Justru karena alasan inilah, Imam Ali Zainal Abidin As-Sajjad 'alaihissalam memperkenalkan 'meninggalkan perbuatan mencela (ta'yīr)' sebagai perhiasan orang-orang yang bertakwa. Oleh karena itu, kita harus memohon kepada Allah Swt agar menghiasi kita dengan perhiasan Ilahi ini.
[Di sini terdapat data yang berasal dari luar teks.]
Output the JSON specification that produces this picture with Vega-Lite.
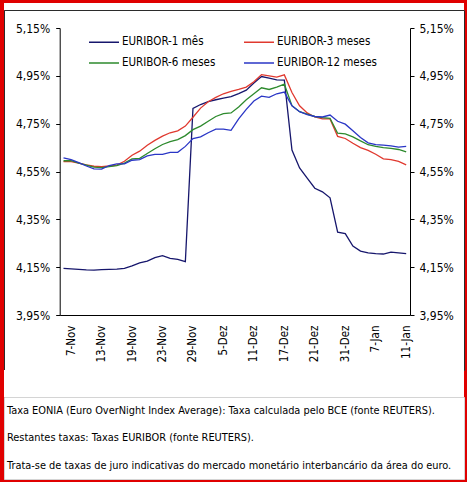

"Dari ujung kaki hingga ujung kepala (dirimu) penuh dengan aib dan noda, Mengapa engkau sibuk menghitung aib si 'Amar dan si Zaid?, Sungguh buruk kelakuanmu yang menutupi aib dirimu sendiri, Sementara (engkau) bersusah payah membuka aib orang lain."⁴
Catatan Kaki:
1. Shahifah Sajjadiyah, Doa ke-20.
2. Penjelasan dan Tafsir Doa Makarim al-Akhlaq, Almarhum Ayatullah Muhammad Taqi Falsafi.
3. Nahj al-Balaghah, Khutbah 140.
4. Jami, Haft Awrang (Tujuh Takhta), Silsilat al-Dzahab (Rantai Emas), Bagian Pertama.